▶ **Source code of charts**
+ + +

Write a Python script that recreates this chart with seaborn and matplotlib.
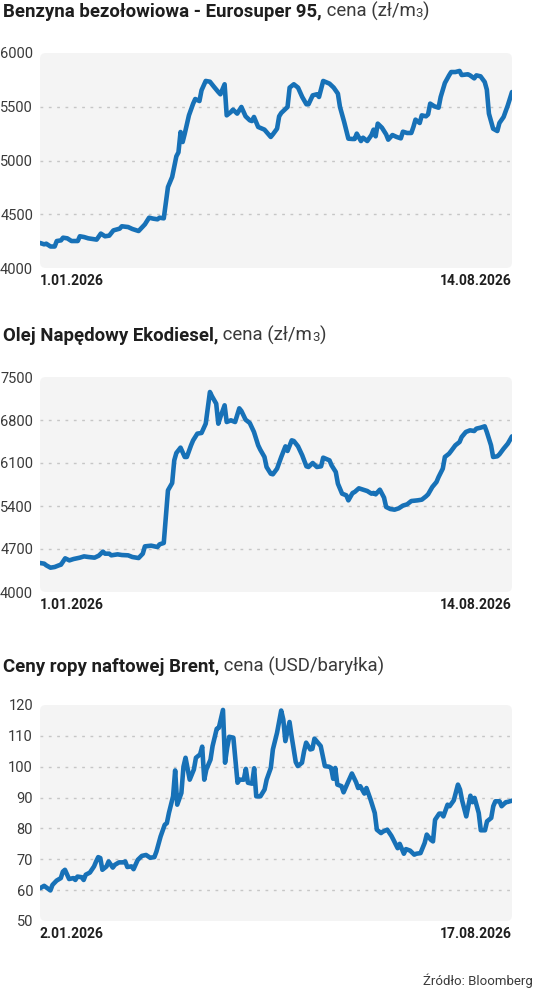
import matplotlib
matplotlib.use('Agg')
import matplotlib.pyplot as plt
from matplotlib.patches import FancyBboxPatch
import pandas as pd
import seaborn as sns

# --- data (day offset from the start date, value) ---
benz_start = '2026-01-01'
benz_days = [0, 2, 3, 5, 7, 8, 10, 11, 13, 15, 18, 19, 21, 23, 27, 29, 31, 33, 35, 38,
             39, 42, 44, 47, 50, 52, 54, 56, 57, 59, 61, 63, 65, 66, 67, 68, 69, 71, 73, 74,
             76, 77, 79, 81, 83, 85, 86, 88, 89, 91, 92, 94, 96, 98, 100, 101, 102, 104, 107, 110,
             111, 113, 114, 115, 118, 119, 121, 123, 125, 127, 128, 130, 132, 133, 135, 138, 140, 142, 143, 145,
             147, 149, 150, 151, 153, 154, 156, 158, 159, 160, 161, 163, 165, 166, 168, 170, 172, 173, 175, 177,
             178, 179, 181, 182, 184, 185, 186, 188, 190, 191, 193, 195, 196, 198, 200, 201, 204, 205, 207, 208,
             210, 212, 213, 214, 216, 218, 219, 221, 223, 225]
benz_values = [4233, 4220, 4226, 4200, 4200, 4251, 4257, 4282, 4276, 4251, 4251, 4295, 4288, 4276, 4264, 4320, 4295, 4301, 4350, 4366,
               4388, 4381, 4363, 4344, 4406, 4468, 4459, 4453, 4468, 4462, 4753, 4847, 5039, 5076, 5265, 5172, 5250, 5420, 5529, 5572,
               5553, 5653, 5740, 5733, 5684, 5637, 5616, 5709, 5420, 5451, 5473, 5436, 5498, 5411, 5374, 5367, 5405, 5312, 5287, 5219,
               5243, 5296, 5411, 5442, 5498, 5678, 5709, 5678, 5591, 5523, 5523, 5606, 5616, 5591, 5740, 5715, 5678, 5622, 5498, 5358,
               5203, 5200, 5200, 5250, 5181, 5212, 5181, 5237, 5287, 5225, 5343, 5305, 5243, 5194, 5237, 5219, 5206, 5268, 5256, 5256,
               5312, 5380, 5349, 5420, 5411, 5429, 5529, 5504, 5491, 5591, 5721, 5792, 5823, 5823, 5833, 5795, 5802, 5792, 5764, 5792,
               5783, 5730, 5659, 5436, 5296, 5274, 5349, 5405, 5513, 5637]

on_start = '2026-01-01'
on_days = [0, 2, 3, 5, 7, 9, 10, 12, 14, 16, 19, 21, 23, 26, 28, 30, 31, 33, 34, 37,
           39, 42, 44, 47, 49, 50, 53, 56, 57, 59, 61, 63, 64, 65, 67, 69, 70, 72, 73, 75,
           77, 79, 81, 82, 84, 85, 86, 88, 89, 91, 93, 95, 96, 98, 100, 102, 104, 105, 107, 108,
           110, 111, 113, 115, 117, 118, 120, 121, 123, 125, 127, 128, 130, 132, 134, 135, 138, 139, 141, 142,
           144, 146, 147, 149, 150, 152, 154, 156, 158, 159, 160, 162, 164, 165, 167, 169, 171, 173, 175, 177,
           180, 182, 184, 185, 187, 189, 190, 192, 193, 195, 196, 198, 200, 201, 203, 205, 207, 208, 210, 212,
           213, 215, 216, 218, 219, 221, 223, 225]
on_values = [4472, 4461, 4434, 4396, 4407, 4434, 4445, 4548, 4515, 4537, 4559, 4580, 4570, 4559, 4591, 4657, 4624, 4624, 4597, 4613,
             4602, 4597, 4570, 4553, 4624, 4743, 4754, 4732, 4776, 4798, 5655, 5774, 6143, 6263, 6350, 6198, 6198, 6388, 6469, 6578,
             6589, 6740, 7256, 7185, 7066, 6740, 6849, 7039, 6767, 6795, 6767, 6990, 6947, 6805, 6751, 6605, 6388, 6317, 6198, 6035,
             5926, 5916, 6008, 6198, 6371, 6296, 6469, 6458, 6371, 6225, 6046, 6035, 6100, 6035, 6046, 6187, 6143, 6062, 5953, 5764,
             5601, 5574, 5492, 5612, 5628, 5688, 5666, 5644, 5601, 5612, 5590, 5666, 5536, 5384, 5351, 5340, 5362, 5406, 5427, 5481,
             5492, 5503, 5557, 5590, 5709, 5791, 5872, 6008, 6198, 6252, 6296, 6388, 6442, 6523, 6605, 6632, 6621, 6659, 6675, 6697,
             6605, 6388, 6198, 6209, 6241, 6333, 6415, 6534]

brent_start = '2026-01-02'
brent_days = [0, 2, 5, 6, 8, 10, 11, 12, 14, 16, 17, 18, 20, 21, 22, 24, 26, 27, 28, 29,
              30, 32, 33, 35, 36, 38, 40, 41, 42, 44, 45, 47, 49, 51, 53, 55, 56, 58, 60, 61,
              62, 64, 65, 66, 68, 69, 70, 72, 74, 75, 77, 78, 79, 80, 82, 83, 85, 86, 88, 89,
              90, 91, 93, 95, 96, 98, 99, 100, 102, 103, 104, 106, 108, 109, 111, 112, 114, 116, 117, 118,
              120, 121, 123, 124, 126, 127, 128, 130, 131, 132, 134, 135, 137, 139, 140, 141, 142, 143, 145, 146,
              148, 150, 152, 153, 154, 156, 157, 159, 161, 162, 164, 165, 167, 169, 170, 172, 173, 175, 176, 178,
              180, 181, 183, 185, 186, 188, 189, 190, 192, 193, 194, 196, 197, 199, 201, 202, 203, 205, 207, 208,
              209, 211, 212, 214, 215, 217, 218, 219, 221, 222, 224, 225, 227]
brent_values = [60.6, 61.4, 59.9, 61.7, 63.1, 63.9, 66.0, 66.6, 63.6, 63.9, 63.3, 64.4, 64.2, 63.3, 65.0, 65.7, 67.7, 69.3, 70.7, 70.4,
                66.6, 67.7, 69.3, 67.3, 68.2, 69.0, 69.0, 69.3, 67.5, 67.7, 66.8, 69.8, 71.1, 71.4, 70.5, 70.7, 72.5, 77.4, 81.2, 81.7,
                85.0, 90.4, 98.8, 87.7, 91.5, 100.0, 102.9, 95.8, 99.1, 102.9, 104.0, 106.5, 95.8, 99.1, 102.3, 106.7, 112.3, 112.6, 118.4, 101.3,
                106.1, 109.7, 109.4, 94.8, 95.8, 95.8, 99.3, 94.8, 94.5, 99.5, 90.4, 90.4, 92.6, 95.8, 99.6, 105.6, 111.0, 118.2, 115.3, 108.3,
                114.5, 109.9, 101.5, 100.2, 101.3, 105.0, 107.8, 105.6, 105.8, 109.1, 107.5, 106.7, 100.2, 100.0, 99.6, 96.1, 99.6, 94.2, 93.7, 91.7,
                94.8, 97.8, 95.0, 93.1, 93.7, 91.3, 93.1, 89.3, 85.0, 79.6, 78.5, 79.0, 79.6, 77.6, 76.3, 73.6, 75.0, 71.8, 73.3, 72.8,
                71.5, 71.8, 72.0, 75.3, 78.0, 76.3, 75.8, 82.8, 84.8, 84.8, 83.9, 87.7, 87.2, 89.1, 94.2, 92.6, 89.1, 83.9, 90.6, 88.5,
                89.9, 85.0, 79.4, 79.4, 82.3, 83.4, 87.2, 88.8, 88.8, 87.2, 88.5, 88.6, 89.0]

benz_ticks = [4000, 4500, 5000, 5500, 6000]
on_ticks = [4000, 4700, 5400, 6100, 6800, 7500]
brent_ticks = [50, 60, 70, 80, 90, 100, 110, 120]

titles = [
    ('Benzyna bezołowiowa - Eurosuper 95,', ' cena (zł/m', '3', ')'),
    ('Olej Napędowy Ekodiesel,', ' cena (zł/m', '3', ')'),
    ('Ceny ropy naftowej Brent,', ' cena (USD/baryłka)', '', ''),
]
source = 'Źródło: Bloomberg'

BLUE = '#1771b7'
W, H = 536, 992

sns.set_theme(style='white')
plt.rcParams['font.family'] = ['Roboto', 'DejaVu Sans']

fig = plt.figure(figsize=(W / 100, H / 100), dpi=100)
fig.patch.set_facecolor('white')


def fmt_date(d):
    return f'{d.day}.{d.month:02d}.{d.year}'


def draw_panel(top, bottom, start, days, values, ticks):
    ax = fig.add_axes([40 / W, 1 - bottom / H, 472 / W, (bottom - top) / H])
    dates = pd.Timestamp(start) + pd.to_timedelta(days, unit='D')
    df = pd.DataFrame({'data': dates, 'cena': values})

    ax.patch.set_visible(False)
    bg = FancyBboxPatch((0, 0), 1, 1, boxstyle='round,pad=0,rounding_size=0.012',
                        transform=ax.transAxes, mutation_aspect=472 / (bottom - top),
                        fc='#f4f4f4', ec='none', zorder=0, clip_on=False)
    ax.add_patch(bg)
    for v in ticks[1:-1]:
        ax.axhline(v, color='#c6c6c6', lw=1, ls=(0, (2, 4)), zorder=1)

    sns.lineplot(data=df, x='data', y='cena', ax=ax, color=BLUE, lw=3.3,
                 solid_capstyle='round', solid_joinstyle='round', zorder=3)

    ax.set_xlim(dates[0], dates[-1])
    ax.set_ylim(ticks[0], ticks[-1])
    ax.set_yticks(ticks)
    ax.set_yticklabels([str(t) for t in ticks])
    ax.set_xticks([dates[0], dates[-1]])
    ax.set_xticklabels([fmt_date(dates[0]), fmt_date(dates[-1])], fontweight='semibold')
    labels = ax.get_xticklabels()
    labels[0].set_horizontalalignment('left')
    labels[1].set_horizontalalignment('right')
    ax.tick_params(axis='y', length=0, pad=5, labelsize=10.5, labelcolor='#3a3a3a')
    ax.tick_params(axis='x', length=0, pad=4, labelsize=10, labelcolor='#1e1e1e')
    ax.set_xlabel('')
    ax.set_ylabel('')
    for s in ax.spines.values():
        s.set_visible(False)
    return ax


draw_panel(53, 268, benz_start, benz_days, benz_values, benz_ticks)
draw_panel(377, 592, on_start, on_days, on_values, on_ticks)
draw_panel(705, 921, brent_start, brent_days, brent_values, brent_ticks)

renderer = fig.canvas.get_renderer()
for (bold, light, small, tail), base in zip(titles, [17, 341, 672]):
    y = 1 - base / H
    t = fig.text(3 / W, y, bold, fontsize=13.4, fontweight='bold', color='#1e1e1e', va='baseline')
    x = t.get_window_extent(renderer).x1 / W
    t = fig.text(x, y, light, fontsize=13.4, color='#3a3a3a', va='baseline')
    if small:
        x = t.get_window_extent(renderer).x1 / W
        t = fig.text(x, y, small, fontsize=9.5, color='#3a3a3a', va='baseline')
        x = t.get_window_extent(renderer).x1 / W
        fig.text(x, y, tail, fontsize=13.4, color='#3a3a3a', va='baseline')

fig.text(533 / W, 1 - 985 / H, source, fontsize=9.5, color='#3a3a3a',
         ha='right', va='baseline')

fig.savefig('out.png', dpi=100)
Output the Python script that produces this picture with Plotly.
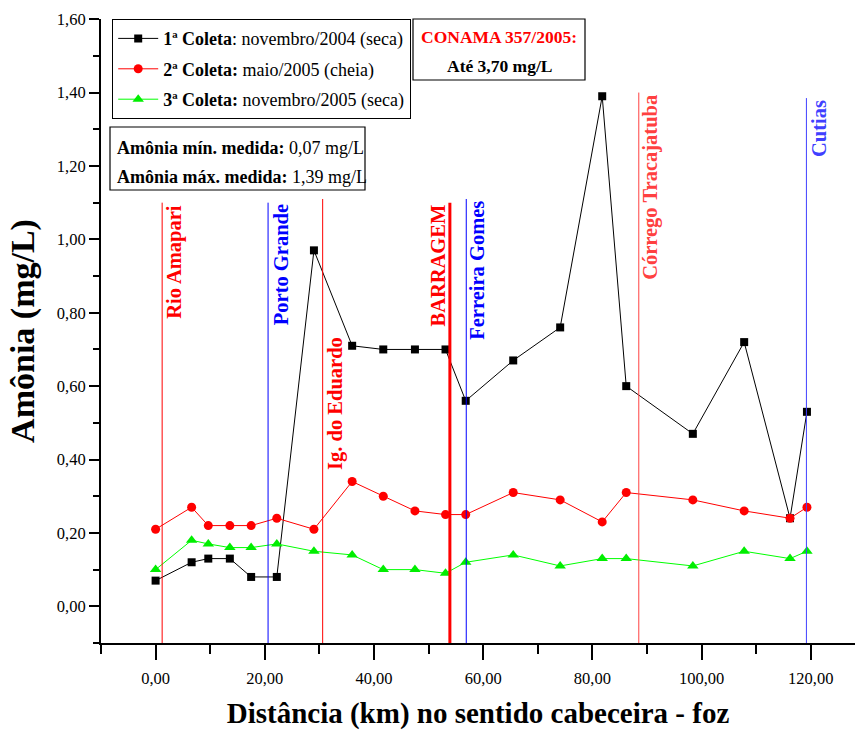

+ + +

▶ **GOAL**
From the top of the listing above, repeat each line exactly until you reach the line containing "import seaborn as sns", and repeat that one too. Leave the pictures out.

▶ **EXERCISE ANSWER**
Write a Python script that recreates this chart with seaborn and matplotlib.
import matplotlib
matplotlib.use('Agg')
import matplotlib.pyplot as plt
from matplotlib.patches import FancyBboxPatch
import pandas as pd
import seaborn as sns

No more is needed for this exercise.